Padre Adriano Titone, Oblato di Maria Immacolata, ha voluto ricordare, partendo dalla sua esperienza da missionario nei paesi africani, il valore dell’accoglienza in una visione di “comunità allargata senza confini” nel quale vi è percorso di crescita dialogico e fraterno. Una missione che continua nella città di Palermo anche attraverso i tamil nella parrocchia di San Nicola da Tolentino.
L’associazione Giovani Tamil, nella figura di Danistan Johnson, ha letto un comunicato in riferimento alle necessità di continuare una rete sinergica tra l’Università, la società civile e il territorio nel portare avanti le voci e le istanze del popolo Eelam Tamil nel capoluogo siciliano.
La Professoressa Giuseppina Tumminelli (DEMS Unipa), ha focalizzato il suo intervento sugli aspetti salienti del libro partendo dal target, le seconde generazioni.
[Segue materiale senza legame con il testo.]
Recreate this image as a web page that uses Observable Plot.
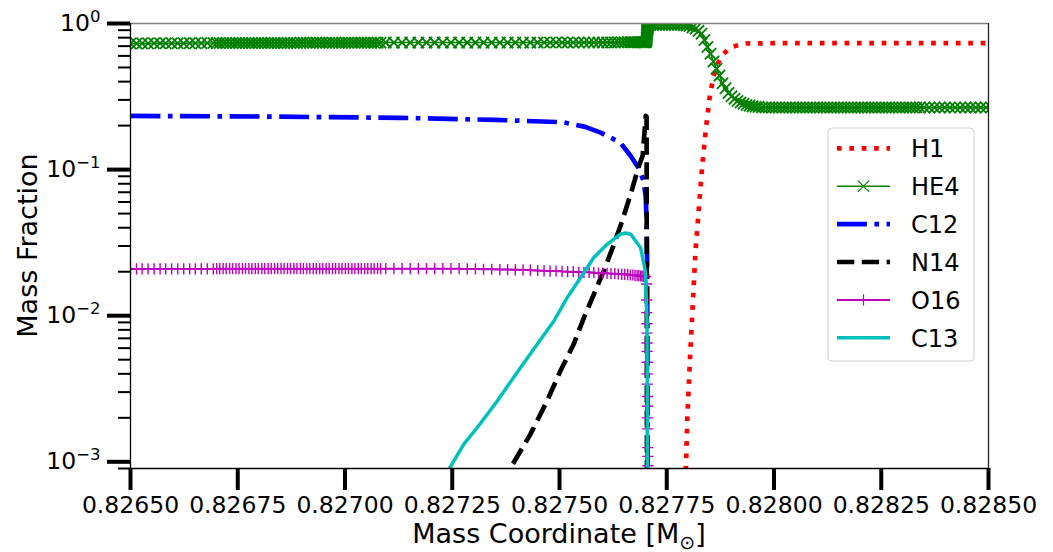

Ha ricordato, in particolare l’entità di essere “comunità transnazionale” che crea reti e legami nel mondo e sulle complessità correlate al tema dell’identità, reso difficile dall’insieme di diverse culture (quella del paese di origine dei genitori o delle radici) e quello in cui si cresce o si nasce. Ha, inoltre, ricordato dei “ponti” di comunicazione creati dai giovani con la propria comunità, facendo particolare riferimento all’impegno di essi nel periodo della pandemia. “La più grande comunità di tamil presente in Italia si trova in Sicilia, nella città di Palermo – ha aggiunto -. I tamil sono arrivati negli anni Ottanta quando i controlli non erano così rigidi e il mercato richiedeva collaboratori domestici. Inoltre, il clima mite, simile a quello dello Sri Lanka, è stato un deterrente nella scelta della meta. Fare riferimento alla categoria di “seconde generazioni” è alquanto complesso per la vasta gamma di situazioni, molto diverse tra di loro, che richiama. Come è stato evidenziato dalla letteratura e da studi recenti, si tratta di una categoria che deve essere problematizzata, ridiscussa e ridefinita, anche con il contributo dei protagonisti diretti”.
L’evento si è concluso con una danza commemorativa a cura di Deran Shiya Joseph Stanis.